Millions of Ghanaians risk disconnection of their SIM cards by Mobile Network Operators beginning Saturday, October 1, 2022, barring any last-minute intervention by the National Communications Authority (NCA).

This is because today, Friday, September 30, 2022, marks the end of the extension of the deadline for the SIM card re-registration exercise.

This means all unregistered SIM cards cannot be used to make calls and access internet data services after today.

The exercise, which began in October 2021, has faced a number of challenges, including low turnout, malfunctioning of registration machines and the inability of applicants to acquire the Ghana card.

Initially scheduled to end on March 31, 2022, the re-registration exercise was extended by four months, then later to September ending.

There have been calls by individuals and groups for the deadline to further be extended or the exercise be made ongoing to allow all Ghanaians to register.

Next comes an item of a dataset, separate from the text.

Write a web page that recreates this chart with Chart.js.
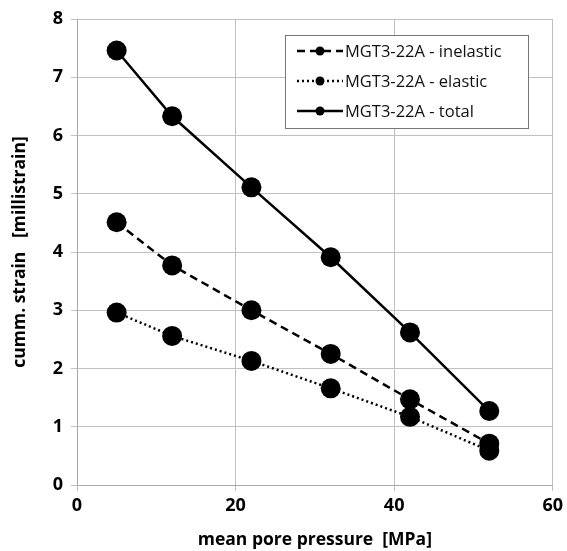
<!DOCTYPE html>
<html>
<head>
<meta charset="utf-8">
<script src="https://cdn.jsdelivr.net/npm/chart.js@4/dist/chart.umd.min.js"></script>
<style>
  html, body { margin: 0; padding: 0; background: #fff; }
  #wrap { width: 567px; height: 551px; }
</style>
</head>
<body>
<div id="wrap"><canvas id="strainChart"></canvas></div>
<script>
// mean pore pressure [MPa]
var pressure = [5, 12, 22, 32, 42, 52];
// cummulative strain [millistrain]
var inelastic = [4.51, 3.77, 3.00, 2.25, 1.47, 0.71];
var elastic = [2.96, 2.56, 2.13, 1.66, 1.17, 0.59];
var total = [7.46, 6.33, 5.11, 3.91, 2.62, 1.27];
var seriesNames = ['MGT3-22A - inelastic', 'MGT3-22A - elastic', 'MGT3-22A - total'];
var dashes = [[8, 5], [2, 3], []];

var FONT = '"Open Sans", "DejaVu Sans", sans-serif';

function pts(ys) {
  return pressure.map(function (x, i) { return { x: x, y: ys[i] }; });
}

function series(label, ys, dash) {
  return {
    label: label,
    data: pts(ys),
    borderColor: '#000',
    backgroundColor: '#000',
    borderWidth: 2.5,
    borderDash: dash,
    pointRadius: 10,
    pointHoverRadius: 10,
    pointBorderWidth: 0,
    showLine: true,
    tension: 0
  };
}

// legend box drawn by hand so it can show dashed lines with markers
var boxLegend = {
  id: 'boxLegend',
  afterDraw: function (chart) {
    var ctx = chart.ctx;
    var x0 = 285, y0 = 35, w = 243, h = 93;
    ctx.save();
    ctx.fillStyle = '#fff';
    ctx.fillRect(x0, y0, w, h);
    ctx.strokeStyle = '#777';
    ctx.lineWidth = 1;
    ctx.strokeRect(x0 + 0.5, y0 + 0.5, w, h);
    for (var i = 0; i < seriesNames.length; i++) {
      var y = 51 + i * 30;
      ctx.strokeStyle = '#000';
      ctx.lineWidth = 2.5;
      ctx.setLineDash(dashes[i]);
      ctx.beginPath();
      ctx.moveTo(297, y);
      ctx.lineTo(343, y);
      ctx.stroke();
      ctx.setLineDash([]);
      ctx.beginPath();
      ctx.arc(320, y, 4.5, 0, Math.PI * 2);
      ctx.fillStyle = '#000';
      ctx.fill();
      ctx.fillStyle = '#111';
      ctx.font = '16.5px ' + FONT;
      ctx.textBaseline = 'middle';
      ctx.textAlign = 'left';
      ctx.fillText(seriesNames[i], 345, y + 1);
    }
    ctx.restore();
  }
};

new Chart(document.getElementById('strainChart'), {
  type: 'scatter',
  data: {
    datasets: [
      series(seriesNames[0], inelastic, dashes[0]),
      series(seriesNames[1], elastic, dashes[1]),
      series(seriesNames[2], total, dashes[2])
    ]
  },
  options: {
    responsive: true,
    maintainAspectRatio: false,
    animation: false,
    layout: { padding: { top: 19, right: 13, left: 0, bottom: 0 } },
    plugins: {
      legend: { display: false },
      tooltip: { enabled: false }
    },
    scales: {
      x: {
        type: 'linear',
        min: 0, max: 60,
        ticks: { stepSize: 20, color: '#000', padding: 4, font: { family: FONT, size: 18, weight: 'bold' } },
        grid: { color: '#c0c0c0', lineWidth: 1, tickLength: 6 },
        border: { color: '#a8a8a8', width: 1 },
        title: {
          display: true,
          text: 'mean pore pressure  [MPa]',
          color: '#000',
          padding: { top: 0, bottom: 0 },
          font: { family: FONT, size: 17.5, weight: 'bold' }
        },
        afterFit: function (s) { s.height = 66; }
      },
      y: {
        min: 0, max: 8,
        ticks: { stepSize: 1, color: '#000', padding: 8, font: { family: FONT, size: 18, weight: 'bold' } },
        grid: { color: '#c0c0c0', lineWidth: 1, tickLength: 6 },
        border: { color: '#a8a8a8', width: 1 },
        title: {
          display: true,
          text: 'cumm. strain   [millistrain]',
          color: '#000',
          padding: { top: 10, bottom: 0 },
          font: { family: FONT, size: 17.5, weight: 'bold' }
        },
        afterFit: function (s) { s.width = 77; }
      }
    }
  },
  plugins: [boxLegend]
});
</script>
</body>
</html>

To ensure compliance, the NCA, on September 5, 2022, introduced a raft of punitive measures against subscribers who have failed to register their SIM cards.

Outgoing calls and data services for a sequential batch of numbers were blocked for two days weekly on a rotational basis.

The directive, however, received backlash from individuals and groups, including political parties, with the opposition National Democratic Congress (NDC), describing the directive as unlawful.

With many facing challenges in acquiring the Ghana Card, which is the sole identification document for the re-registration of the SIM cards, many subscribers are likely to be disconnected.

Early this month (September), the National Identification Authority said, about two million eligible Ghanaians were yet to register for their Ghana cards.

The NIA added that it would not be able to register all eligible persons in time for the deadline for the SIM card re-registration.

“There is no way that NIA can register those people. It is technically physically impossible.

“We had said way back in March that it was impossible. I have said it is like expecting a maiden to make a baby every three months. That is not how the physical and logistical system has been designed to respond. We cannot do that,” Professor Kenneth Attafuah, Executive Secretary of the NIA said at a news conference.

With the NCA insisting that it would not extend the deadline, the fate of those yet to re-register their sim cards seems to hang in the balance.

Meanwhile, nine persons have dragged the NCA to court over its directives on the SIM card re-registration.